Go through the data and copy every line exactly, but not the images.

%%

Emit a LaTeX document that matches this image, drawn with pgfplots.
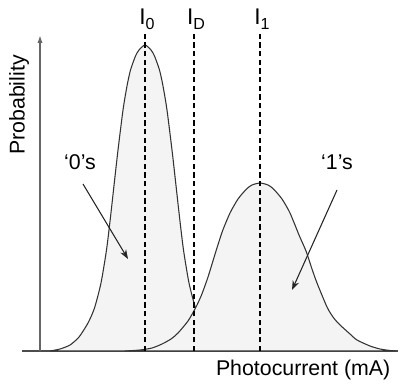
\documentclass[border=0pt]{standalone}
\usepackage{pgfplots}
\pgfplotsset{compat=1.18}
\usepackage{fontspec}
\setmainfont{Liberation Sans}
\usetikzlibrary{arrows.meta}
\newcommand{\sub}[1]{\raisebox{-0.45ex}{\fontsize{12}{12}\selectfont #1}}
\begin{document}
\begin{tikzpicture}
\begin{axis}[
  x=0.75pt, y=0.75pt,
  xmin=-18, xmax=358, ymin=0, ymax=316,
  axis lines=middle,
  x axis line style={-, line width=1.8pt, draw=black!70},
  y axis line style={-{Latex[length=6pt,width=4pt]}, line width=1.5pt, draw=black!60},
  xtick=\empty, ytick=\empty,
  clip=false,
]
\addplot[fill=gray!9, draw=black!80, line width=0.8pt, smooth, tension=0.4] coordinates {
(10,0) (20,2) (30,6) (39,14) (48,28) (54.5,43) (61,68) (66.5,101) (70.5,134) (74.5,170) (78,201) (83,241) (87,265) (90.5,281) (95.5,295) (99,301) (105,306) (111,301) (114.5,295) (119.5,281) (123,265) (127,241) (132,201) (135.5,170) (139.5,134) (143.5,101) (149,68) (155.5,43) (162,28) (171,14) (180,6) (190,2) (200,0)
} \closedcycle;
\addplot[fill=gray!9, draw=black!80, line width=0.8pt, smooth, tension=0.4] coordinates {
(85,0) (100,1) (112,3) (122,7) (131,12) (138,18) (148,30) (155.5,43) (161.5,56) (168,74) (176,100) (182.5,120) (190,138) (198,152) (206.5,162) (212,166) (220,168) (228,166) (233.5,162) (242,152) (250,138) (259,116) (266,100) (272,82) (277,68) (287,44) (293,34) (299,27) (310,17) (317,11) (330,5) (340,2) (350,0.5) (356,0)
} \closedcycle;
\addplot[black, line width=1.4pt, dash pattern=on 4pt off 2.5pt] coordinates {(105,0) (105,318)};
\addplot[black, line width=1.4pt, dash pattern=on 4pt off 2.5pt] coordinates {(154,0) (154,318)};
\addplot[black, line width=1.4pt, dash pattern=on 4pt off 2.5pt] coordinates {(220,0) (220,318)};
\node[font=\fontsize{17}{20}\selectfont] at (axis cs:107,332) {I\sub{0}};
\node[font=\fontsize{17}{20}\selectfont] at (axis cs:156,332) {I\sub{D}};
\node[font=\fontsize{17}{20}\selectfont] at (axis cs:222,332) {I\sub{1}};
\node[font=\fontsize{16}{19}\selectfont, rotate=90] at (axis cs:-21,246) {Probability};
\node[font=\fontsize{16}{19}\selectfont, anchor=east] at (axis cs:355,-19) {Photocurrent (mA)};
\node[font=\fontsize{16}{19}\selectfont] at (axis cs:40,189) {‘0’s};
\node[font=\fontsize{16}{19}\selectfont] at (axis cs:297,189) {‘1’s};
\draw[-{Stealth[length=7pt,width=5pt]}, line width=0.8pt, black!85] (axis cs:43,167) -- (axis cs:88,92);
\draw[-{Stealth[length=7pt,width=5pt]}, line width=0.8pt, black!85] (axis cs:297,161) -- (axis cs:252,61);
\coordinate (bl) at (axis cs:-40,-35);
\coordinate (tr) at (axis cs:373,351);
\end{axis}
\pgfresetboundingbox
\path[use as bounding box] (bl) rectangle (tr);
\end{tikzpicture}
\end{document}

%%

WRITTEN RESPONSE
Emit a LaTeX document that matches this image, drawn with pgfplots.
\documentclass[border=0pt]{standalone}
\usepackage{pgfplots}
\pgfplotsset{compat=1.18}
\usepackage{fontspec}
\setmainfont{Liberation Sans}
\usetikzlibrary{arrows.meta}
\newcommand{\sub}[1]{\raisebox{-0.45ex}{\fontsize{12}{12}\selectfont #1}}
\begin{document}
\begin{tikzpicture}
\begin{axis}[
  x=0.75pt, y=0.75pt,
  xmin=-18, xmax=358, ymin=0, ymax=316,
  axis lines=middle,
  x axis line style={-, line width=1.8pt, draw=black!70},
  y axis line style={-{Latex[length=6pt,width=4pt]}, line width=1.5pt, draw=black!60},
  xtick=\empty, ytick=\empty,
  clip=false,
]
\addplot[fill=gray!9, draw=black!80, line width=0.8pt, smooth, tension=0.4] coordinates {
(10,0) (20,2) (30,6) (39,14) (48,28) (54.5,43) (61,68) (66.5,101) (70.5,134) (74.5,170) (78,201) (83,241) (87,265) (90.5,281) (95.5,295) (99,301) (105,306) (111,301) (114.5,295) (119.5,281) (123,265) (127,241) (132,201) (135.5,170) (139.5,134) (143.5,101) (149,68) (155.5,43) (162,28) (171,14) (180,6) (190,2) (200,0)
} \closedcycle;
\addplot[fill=gray!9, draw=black!80, line width=0.8pt, smooth, tension=0.4] coordinates {
(85,0) (100,1) (112,3) (122,7) (131,12) (138,18) (148,30) (155.5,43) (161.5,56) (168,74) (176,100) (182.5,120) (190,138) (198,152) (206.5,162) (212,166) (220,168) (228,166) (233.5,162) (242,152) (250,138) (259,116) (266,100) (272,82) (277,68) (287,44) (293,34) (299,27) (310,17) (317,11) (330,5) (340,2) (350,0.5) (356,0)
} \closedcycle;
\addplot[black, line width=1.4pt, dash pattern=on 4pt off 2.5pt] coordinates {(105,0) (105,318)};
\addplot[black, line width=1.4pt, dash pattern=on 4pt off 2.5pt] coordinates {(154,0) (154,318)};
\addplot[black, line width=1.4pt, dash pattern=on 4pt off 2.5pt] coordinates {(220,0) (220,318)};
\node[font=\fontsize{17}{20}\selectfont] at (axis cs:107,332) {I\sub{0}};
\node[font=\fontsize{17}{20}\selectfont] at (axis cs:156,332) {I\sub{D}};
\node[font=\fontsize{17}{20}\selectfont] at (axis cs:222,332) {I\sub{1}};
\node[font=\fontsize{16}{19}\selectfont, rotate=90] at (axis cs:-21,246) {Probability};
\node[font=\fontsize{16}{19}\selectfont, anchor=east] at (axis cs:355,-19) {Photocurrent (mA)};
\node[font=\fontsize{16}{19}\selectfont] at (axis cs:40,189) {‘0’s};
\node[font=\fontsize{16}{19}\selectfont] at (axis cs:297,189) {‘1’s};
\draw[-{Stealth[length=7pt,width=5pt]}, line width=0.8pt, black!85] (axis cs:43,167) -- (axis cs:88,92);
\draw[-{Stealth[length=7pt,width=5pt]}, line width=0.8pt, black!85] (axis cs:297,161) -- (axis cs:252,61);
\coordinate (bl) at (axis cs:-40,-35);
\coordinate (tr) at (axis cs:373,351);
\end{axis}
\pgfresetboundingbox
\path[use as bounding box] (bl) rectangle (tr);
\end{tikzpicture}
\end{document}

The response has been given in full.